* **Exercise objective**: Extract each line holding the word "script" from the entries.

* **Records for processing**:
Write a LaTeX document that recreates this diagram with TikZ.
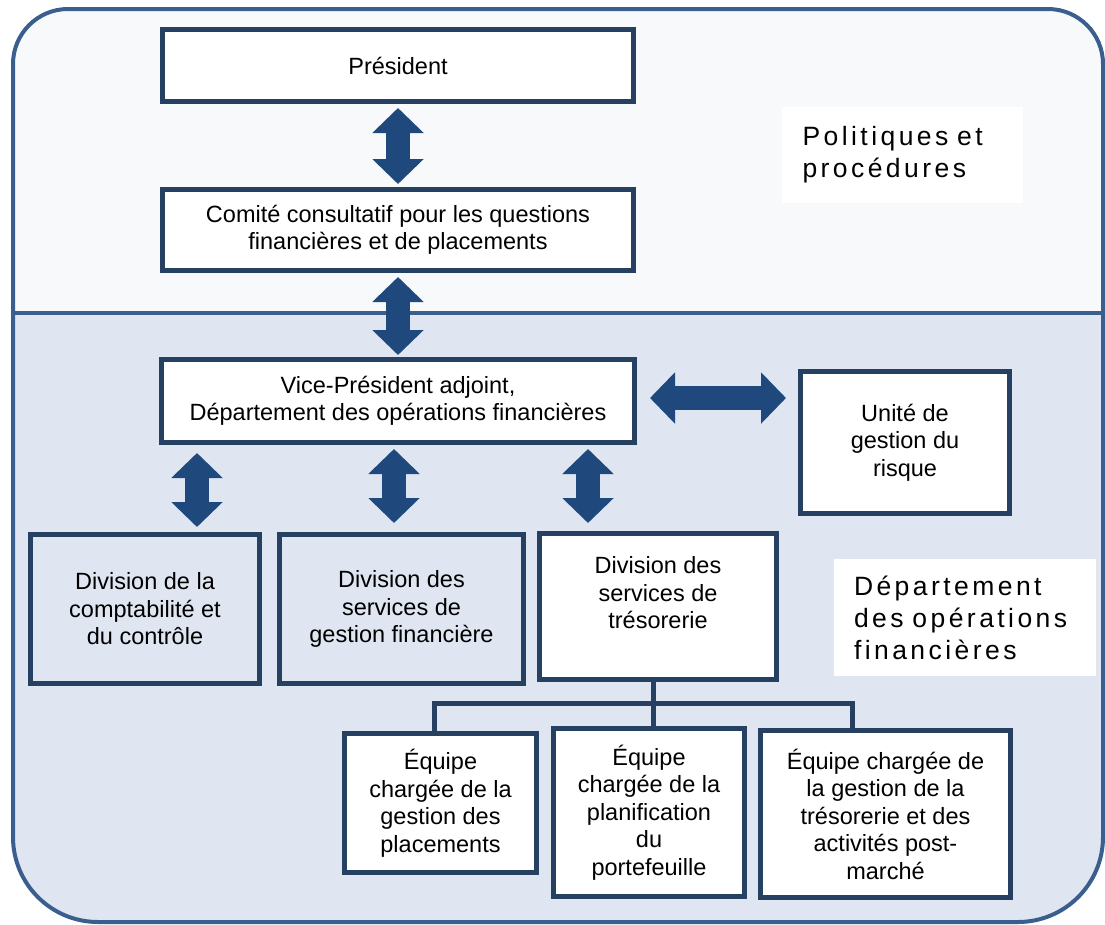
\documentclass[tikz,border=0pt]{standalone}
\usepackage{fontspec}
\setmainfont{Liberation Sans}
\newfontfamily\tagfont[LetterSpace=13]{Liberation Sans}
\usetikzlibrary{arrows.meta}

\definecolor{frameblue}{RGB}{58,95,142}
\definecolor{boxline}{RGB}{38,64,97}
\definecolor{arrowblue}{RGB}{31,73,125}
\definecolor{topfill}{RGB}{247,249,251}
\definecolor{lowfill}{RGB}{223,230,242}

\tikzset{
  box/.style={draw=boxline, line width=5pt, fill=white, align=center, inner sep=0pt,
    font=\fontsize{23.5}{27.5}\selectfont},
  openbox/.style={box, fill=none},
  dblarrow/.style={draw=arrowblue, line width=24pt,
    {Triangle[width=50pt,length=25pt]}-{Triangle[width=50pt,length=25pt]}},
  tree/.style={draw=boxline, line width=5pt},
  tag/.style={fill=white, align=left, inner sep=0pt,
    font=\tagfont\fontsize{26.5}{32}\selectfont}
}

\begin{document}
\begin{tikzpicture}[x=1pt,y=-1pt]

\def\fl{13}
\def\fr{1103}
\def\ft{9}
\def\fb{922}
\def\fm{313}

\path [use as bounding box] (0,0) rectangle (1105,924);

% FRAME
\path [fill=topfill, draw=frameblue, line width=4pt, rounded corners=55pt]
  (\fl,\fm) -- (\fl,\ft) -- (\fr,\ft) -- (\fr,\fm);
\path [fill=lowfill, draw=frameblue, line width=4pt, rounded corners=85pt]
  (\fl,\fm) -- (\fl,\fb) -- (\fr,\fb) -- (\fr,\fm);
\draw [frameblue, line width=4pt] (\fl,\fm) -- (\fr,\fm);

% TAGS
\node [tag, minimum width=241pt, minimum height=96pt, text width=200pt] (politiques) at (902.5,155)
  {Politiques et\\procédures};
\node [tag, minimum width=262pt, minimum height=117pt, text width=222pt] (departement) at (965,617.5)
  {Département\\des opérations\\financières};

% BOXES
\node [box, minimum width=471pt, minimum height=72pt] (pres) at (398,65.5) {Président};
\node [box, minimum width=471pt, minimum height=81pt] (com) at (398,230)
  {Comité consultatif pour les questions\\financières et de placements};
\node [box, minimum width=473pt, minimum height=83pt] (vp) at (398,401)
  {Vice-Président adjoint,\\Département des opérations financières};
\node [box, minimum width=209pt, minimum height=142pt] (risk) at (905,442.5)
  {Unité de\\gestion du\\risque};
\node [openbox, minimum width=229pt, minimum height=149pt] (compta) at (145,609)
  {Division de la\\comptabilité et\\du contrôle};
\node [openbox, minimum width=244pt, minimum height=149pt] (gestfin) at (401.5,609)
  {Division des\\services de\\gestion financière};
\node [box, minimum width=237pt, minimum height=146pt] (treso) at (658,606.5)
  {Division des\\services de\\trésorerie\\~};
\node [box, minimum width=192pt, minimum height=139pt] (eq1) at (440.5,803)
  {Équipe\\chargée de la\\gestion des\\placements};
\node [box, minimum width=191pt, minimum height=168pt] (eq2) at (649,812.5)
  {Équipe\\chargée de la\\planification\\du\\portefeuille};
\node [box, minimum width=250pt, minimum height=167pt] (eq3) at (885.5,814)
  {Équipe chargée de\\la gestion de la\\trésorerie et des\\activités post-\\marché};

% ARROWS
\coordinate (a1) at (197,0);
\coordinate (a2) at (394,0);
\coordinate (a3) at (588,0);
\coordinate (h) at (0,398);
\draw [dblarrow, shorten <=4pt, shorten >=3pt] (pres) -- (com);
\draw [dblarrow, shorten <=4pt, shorten >=2pt] (com) -- (vp);
\draw [dblarrow, shorten <=13pt, shorten >=12pt] (vp.east |- h) -- (risk.west |- h);
\draw [dblarrow, shorten <=8pt, shorten >=5pt] (vp.south -| a1) -- (compta.north -| a1);
\draw [dblarrow, shorten <=4pt, shorten >=9pt] (vp.south -| a2) -- (gestfin.north -| a2);
\draw [dblarrow, shorten <=4pt, shorten >=8pt] (vp.south -| a3) -- (treso.north -| a3);

% TREE
\coordinate (busL) at (434,703);
\coordinate (mid) at (653,703);
\coordinate (busR) at (852,703);
\draw [tree] (treso.south -| mid) -- (eq2.north -| mid);
\draw [tree] (busL |- eq1.north) -- (busL) -- (busR) -- (busR |- eq3.north);

\end{tikzpicture}
\end{document}
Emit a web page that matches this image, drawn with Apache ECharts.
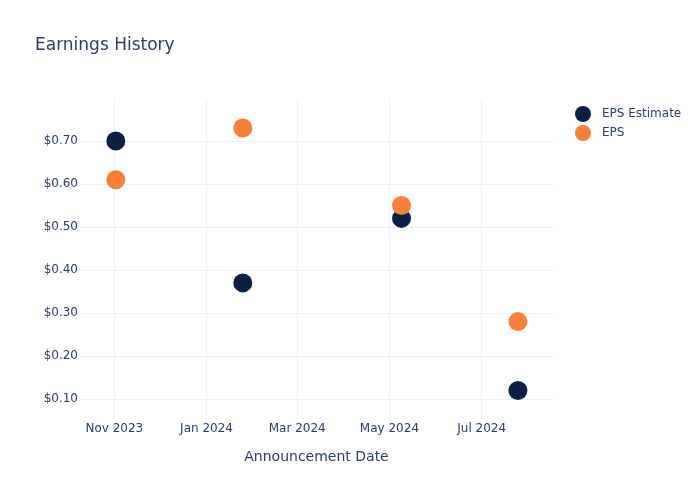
<!DOCTYPE html>
<html>
<head>
<meta charset="utf-8">
<script src="https://cdn.jsdelivr.net/npm/echarts@6/dist/echarts.min.js"></script>
<style>html,body{margin:0;padding:0;background:#fff}#chart{width:700px;height:500px}</style>
</head>
<body>
<div id="chart"></div>
<script>
const dates = ['2023-11-02', '2024-01-25', '2024-05-09', '2024-07-25'];
const epsEstimate = [0.70, 0.37, 0.52, 0.12];
const eps = [0.61, 0.73, 0.55, 0.28];
const xTickDates = ['2023-11-01', '2024-01-01', '2024-03-01', '2024-05-01', '2024-07-01'];
const xTickLabels = ['Nov 2023', 'Jan 2024', 'Mar 2024', 'May 2024', 'Jul 2024'];
const yTickValues = [0.1, 0.2, 0.3, 0.4, 0.5, 0.6, 0.7];
const yTickLabels = ['$0.10', '$0.20', '$0.30', '$0.40', '$0.50', '$0.60', '$0.70'];

const ts = s => { const p = s.split('-').map(Number); return Date.UTC(p[0], p[1] - 1, p[2]); };
const xTickTs = xTickDates.map(ts);
const FONT = 'DejaVu Sans';
const TXT = '#2a3f5f';
const GRID = '#ebf0f8';

const chart = echarts.init(document.getElementById('chart'));
chart.setOption({
  animation: false,
  backgroundColor: '#fff',
  textStyle: { fontFamily: FONT, color: TXT },
  title: {
    text: 'Earnings History', left: 30, top: 32,
    textStyle: { fontFamily: FONT, fontSize: 17, fontWeight: 'normal', color: TXT }
  },
  legend: {
    orient: 'vertical', left: 570, top: 101, itemGap: 3,
    itemWidth: 16, itemHeight: 16, icon: 'circle',
    textStyle: { fontFamily: FONT, fontSize: 12, color: TXT, padding: [0, 0, 0, 6] }
  },
  grid: { left: 80, right: 147, top: 100, bottom: 80, containLabel: false },
  xAxis: {
    type: 'value',
    min: ts('2023-10-09') + 0.3 * 86400000,
    max: ts('2024-08-17') + 0.2 * 86400000,
    name: 'Announcement Date', nameLocation: 'middle', nameGap: 30,
    nameTextStyle: { fontFamily: FONT, fontSize: 14, color: TXT },
    axisLine: { show: false },
    axisTick: { show: false, customValues: xTickTs },
    splitLine: { show: true, lineStyle: { color: GRID, width: 1 } },
    axisLabel: {
      customValues: xTickTs, margin: 3, fontFamily: FONT, fontSize: 12, color: TXT,
      formatter: v => { const i = xTickTs.indexOf(v); return i >= 0 ? xTickLabels[i] : ''; }
    }
  },
  yAxis: {
    type: 'value', min: 0.0512, max: 0.7953,
    axisLine: { show: false },
    axisTick: { show: false, customValues: yTickValues },
    splitLine: { show: true, lineStyle: { color: GRID, width: 1 } },
    axisLabel: {
      customValues: yTickValues, margin: 2, fontFamily: FONT, fontSize: 12, color: TXT,
      formatter: v => { const i = yTickValues.findIndex(t => Math.abs(t - v) < 1e-6); return i >= 0 ? yTickLabels[i] : ''; }
    }
  },
  series: [
    {
      name: 'EPS Estimate', type: 'scatter', symbolSize: 19,
      itemStyle: { color: '#0b1f44', opacity: 1 },
      data: dates.map((d, i) => [ts(d), epsEstimate[i]])
    },
    {
      name: 'EPS', type: 'scatter', symbolSize: 19,
      itemStyle: { color: '#f58136', opacity: 1 },
      data: dates.map((d, i) => [ts(d), eps[i]])
    }
  ]
});
</script>
</body>
</html>
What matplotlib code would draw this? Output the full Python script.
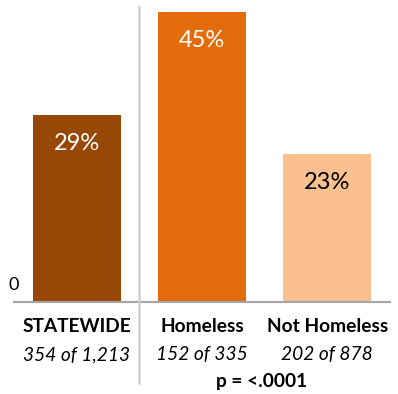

* **Complete output**:
<script src="https://cdn.jsdelivr.net/npm/echarts@6/dist/echarts.min.js"></script>
<script>
</script>
What matplotlib code would draw this? Output the full Python script.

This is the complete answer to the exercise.